Extracted data entries:
((

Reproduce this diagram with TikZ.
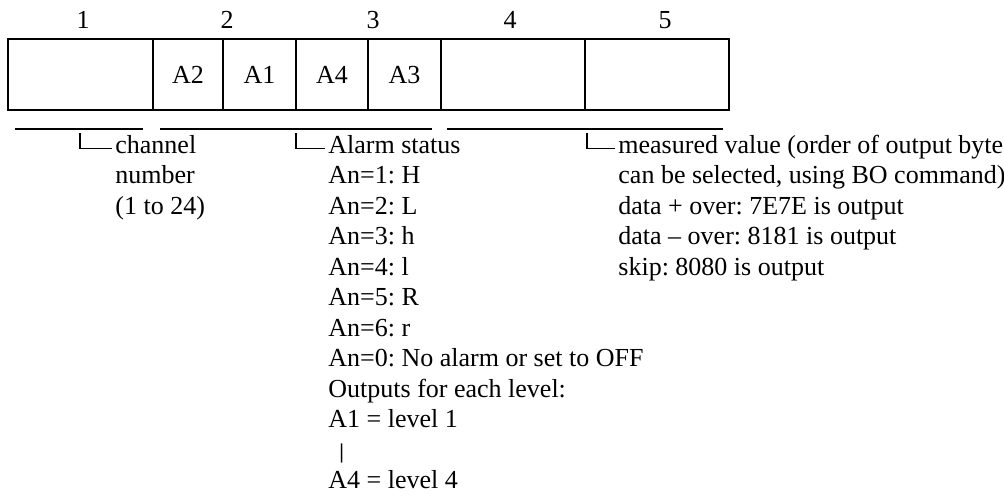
\documentclass[tikz,border=0pt]{standalone}
\usepackage{fontspec}
\setmainfont{Liberation Serif}
\usepackage{tikz}
\frenchspacing

\begin{document}
\begin{tikzpicture}[x=0.5pt, y=-0.5pt,
    every node/.style={inner sep=0pt, font=\fontsize{13}{15}\selectfont},
    cell/.style={line width=1pt},
    underline/.style={line width=1.1pt},
    hook/.style={line width=0.8pt},
    txt/.style={anchor=base west}]
    \useasboundingbox (0,0) rectangle (1004,499);

    % Byte numbers
    \node (n1) at (83,20) {1};
    \node (n2) at (227,20) {2};
    \node (n3) at (373,20) {3};
    \node (n4) at (510,20) {4};
    \node (n5) at (665,20) {5};

    % Frame and dividers
    \draw[cell] (8,39) rectangle (729,110);
    \draw[cell] (153,39) -- (153,110);
    \draw[cell] (223,39) -- (223,110);
    \draw[cell] (296,39) -- (296,110);
    \draw[cell] (368,39) -- (368,110);
    \draw[cell] (441,39) -- (441,110);
    \draw[cell] (585,39) -- (585,110);

    % Alarm bits
    \node (a2) at (188,75) {A2};
    \node (a1) at (259.5,75) {A1};
    \node (a4) at (332,75) {A4};
    \node (a3) at (404.5,75) {A3};

    % Underlines
    \coordinate (u1l) at (15,129);
    \coordinate (u1r) at (143,129);
    \coordinate (u2l) at (160,129);
    \coordinate (u2r) at (432,129);
    \coordinate (u3l) at (447,129);
    \coordinate (u3r) at (723,129);
    \draw[underline] (u1l) -- (u1r);
    \draw[underline] (u2l) -- (u2r);
    \draw[underline] (u3l) -- (u3r);

    % Channel number
    \node[txt] (ch0) at (115,153) {channel};
    \node[txt] (ch1) at (115,183.5) {number};
    \node[txt] (ch2) at (115,214) {(1 to 24)};

    % Alarm status
    \node[txt] (al0) at (328,153) {Alarm status};
    \node[txt] (al1) at (328,183.5) {An=1: H};
    \node[txt] (al2) at (328,214) {An=2: L};
    \node[txt] (al3) at (328,244.5) {An=3: h};
    \node[txt] (al4) at (328,275) {An=4: l};
    \node[txt] (al5) at (328,305.5) {An=5: R};
    \node[txt] (al6) at (328,336) {An=6: r};
    \node[txt] (al7) at (328,366.5) {An=0: No alarm or set to OFF};
    \node[txt] (al8) at (328,397) {Outputs for each level:};
    \node[txt] (al9) at (328,427.5) {A1 = level 1};
    \node[txt] (al10) at (339,458) {\bfseries\fontsize{10.5}{10}\selectfont |};
    \node[txt] (al11) at (328,488.5) {A4 = level 4};

    % Measured value
    \node[txt] (me0) at (618,153) {measured value (order of output byte};
    \node[txt] (me1) at (618,183.5) {can be selected, using BO command)};
    \node[txt] (me2) at (618,214) {data + over: 7E7E is output};
    \node[txt] (me3) at (618,244.5) {data -- over: 8181 is output};
    \node[txt] (me4) at (618,275) {skip: 8080 is output};

    % Hooks
    \coordinate (k1) at (80,133);
    \coordinate (k2) at (296,133);
    \coordinate (k3) at (587,133);
    \draw[hook] (k1) |- ([xshift=-1.5pt]ch0.mid west);
    \draw[hook] (k2) |- ([xshift=-1.5pt]al0.mid west);
    \draw[hook] (k3) |- ([xshift=-1.5pt]me0.mid west);
\end{tikzpicture}
\end{document}
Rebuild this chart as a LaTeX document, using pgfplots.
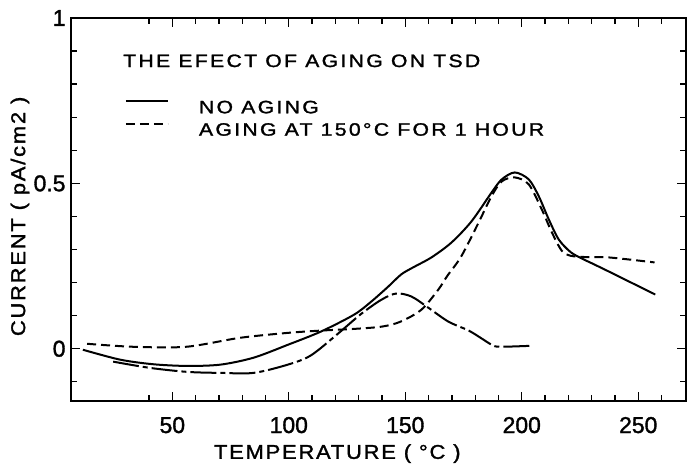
\documentclass[border=0pt]{standalone}
\usepackage{pgfplots}
\pgfplotsset{compat=1.18}
\usepackage{fontspec}
\setmainfont{Liberation Sans}[FakeBold=1.5]
\newfontfamily\lsfont{Liberation Sans}[LetterSpace=13, FakeStretch=1.18, FakeBold=1.5]
\newfontfamily\lbfont{Liberation Sans}[LetterSpace=9, FakeStretch=1.1, FakeBold=1.5]
\newfontfamily\tkfont{Liberation Sans}[FakeBold=1.5]
\usetikzlibrary{calc}
\begin{document}
\begin{tikzpicture}
\begin{axis}[
 scale only axis, width=615bp, height=383bp,
 xmin=6.5, xmax=270.5, ymin=-0.158, ymax=1.0,
 axis line style={line width=1.6bp},
 xtick={50,100,150,200,250},
 minor xtick={40,60,70,80,90,110,120,130,140,160,170,180,190,210,220,230,240,260},
 ytick={0,0.5,1}, yticklabels={0,0.5,1},
 minor ytick={-0.1,0.1,0.2,0.3,0.4,0.6,0.7,0.8,0.9},
 major tick length=9bp, minor tick length=6bp,
 every tick/.style={line width=1.3bp, black},
 tick label style={font=\tkfont\fontsize{23}{25}\selectfont},
 xticklabel style={anchor=base, yshift=-32bp},
 yticklabel style={xshift=-2bp},
 /pgf/number format/assume math mode=true,
 xlabel={TEMPERATURE ( °C )}, ylabel={CURRENT ( pA/cm2 )},
 label style={font=\lbfont\fontsize{20}{22}\selectfont},
 xlabel style={at={(axis description cs:0.433,-0.151)}, anchor=base},
 ylabel style={at={(axis description cs:-0.083,0.482)}, anchor=center},
 legend style={draw=none, fill=none, inner sep=0pt, outer sep=0pt,
   at={(axis description cs:0.0878,0.785)}, anchor=north west,
   font=\lsfont\fontsize{18}{20}\selectfont, row sep=8bp, nodes={inner sep=0pt}},
 legend cell align=left,
 legend image code/.code={\draw[#1] (0bp,6.4bp) -- (42bp,6.4bp); \path (72bp,6.4bp);},
]
\addplot[black, line width=2bp, smooth, tension=0.5] coordinates {
(11.6,-0.003)(27.6,-0.033)(42,-0.047)(56.5,-0.052)(70.7,-0.048)(84.9,-0.027)(99.6,0.012)(113.8,0.052)(128,0.103)(135.3,0.142)(142.7,0.188)(148.3,0.225)(153.9,0.248)(161.2,0.276)(169.8,0.321)(178.4,0.385)(187.1,0.473)(191.4,0.512)(197,0.533)(203,0.512)(207.3,0.461)(211.6,0.391)(215.9,0.330)(221,0.292)(226,0.272)(230.2,0.258)(237.5,0.233)(246.1,0.203)(257.3,0.164)};
\addlegendentry{NO AGING}
\addplot[black, line width=2bp, smooth, tension=0.5, dash pattern=on 9bp off 5bp] coordinates {
(13.4,0.015)(33,0.006)(56,0.006)(79,0.033)(99.6,0.048)(114,0.055)(128,0.060)(140,0.067)(148,0.082)(156.9,0.118)(164.2,0.179)(168,0.22)(174,0.279)(181.5,0.382)(187,0.461)(191.4,0.506)(197,0.518)(203,0.497)(208.6,0.421)(212.9,0.352)(217.2,0.296)(221,0.281)(228,0.277)(237.5,0.276)(257,0.261)};
\addlegendentry{AGING AT 150°C FOR 1 HOUR}
\addplot[black, line width=2bp, smooth, tension=0.5, dash pattern=on 26bp off 4bp on 5bp off 4bp, forget plot] coordinates {
(24.6,-0.039)(40.5,-0.058)(56.5,-0.070)(70.7,-0.073)(84.9,-0.073)(99.6,-0.048)(109.5,-0.02)(121,0.045)(131,0.105)(139.7,0.148)(146.1,0.167)(152.6,0.158)(159.9,0.124)(168.5,0.082)(177.2,0.055)(183,0.03)(187.1,0.012)(190.5,0.006)(204.3,0.009)};
\node[anchor=base west, inner sep=0pt, font=\lsfont\fontsize{18}{20}\selectfont] at (axis description cs:0.0846,0.872) {THE EFECT OF AGING ON TSD};
\end{axis}
\pgfresetboundingbox
\path ($(current axis.south west)+(-71bp,-64bp)$) rectangle ($(current axis.north east)+(1bp,18bp)$);
\end{tikzpicture}
\end{document}
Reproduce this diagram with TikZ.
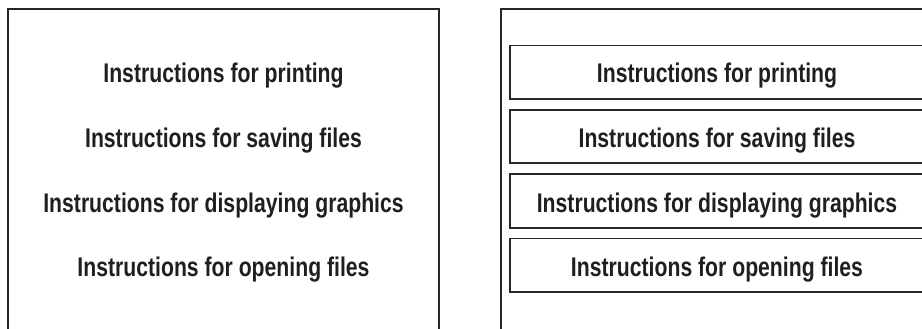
\documentclass[tikz,border=0pt]{standalone}
\usepackage{fontspec}
\setmainfont{Liberation Sans}
\font\lblfont="Liberation Sans/B:extend=0.785" at 27pt
\begin{document}
\begin{tikzpicture}[x=1pt,y=-1pt,
  frame/.style={line width=2pt,draw=black!85},
  inner/.style={line width=1.6pt,draw=black!85},
  lbl/.style={anchor=base,inner sep=0pt,font=\lblfont,text=black!88}]
\useasboundingbox (0,0) rectangle (922,329);
% left panel
\draw[frame] (8,329) -- (8,9) -- (439,9) -- (439,329);
\node[lbl] (l1) at (223.5,83) {Instructions for printing};
\node[lbl] (l2) at (223.5,147.5) {Instructions for saving files};
\node[lbl] (l3) at (223.5,212) {Instructions for displaying graphics};
\node[lbl] (l4) at (223.5,276) {Instructions for opening files};
% right panel
\draw[frame] (925,9) -- (500.5,9) -- (500.5,329);
\draw[inner] (925,45.7) -- (510,45.7) -- (510,99) -- (925,99);
\draw[inner] (925,110) -- (510,110) -- (510,163) -- (925,163);
\draw[inner] (925,174) -- (510,174) -- (510,228) -- (925,228);
\draw[inner] (925,238.5) -- (510,238.5) -- (510,292) -- (925,292);
\node[lbl] (r1) at (717,83) {Instructions for printing};
\node[lbl] (r2) at (717,147.5) {Instructions for saving files};
\node[lbl] (r3) at (717,212) {Instructions for displaying graphics};
\node[lbl] (r4) at (717,276) {Instructions for opening files};
\end{tikzpicture}
\end{document}
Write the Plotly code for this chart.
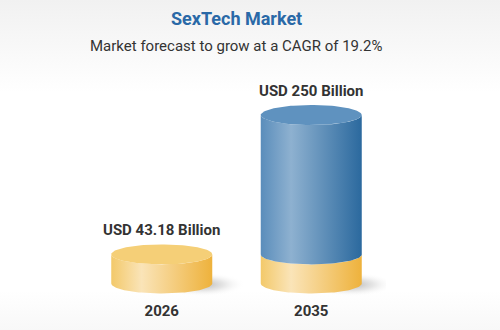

))

Challenge:
Gather up every line in the data above that contains the word "code", copying each one.

Problem solution:
 legend image code/.code={\draw[#1] (0bp,6.4bp) -- (42bp,6.4bp); \path (72bp,6.4bp);},
Write the Plotly code for this chart.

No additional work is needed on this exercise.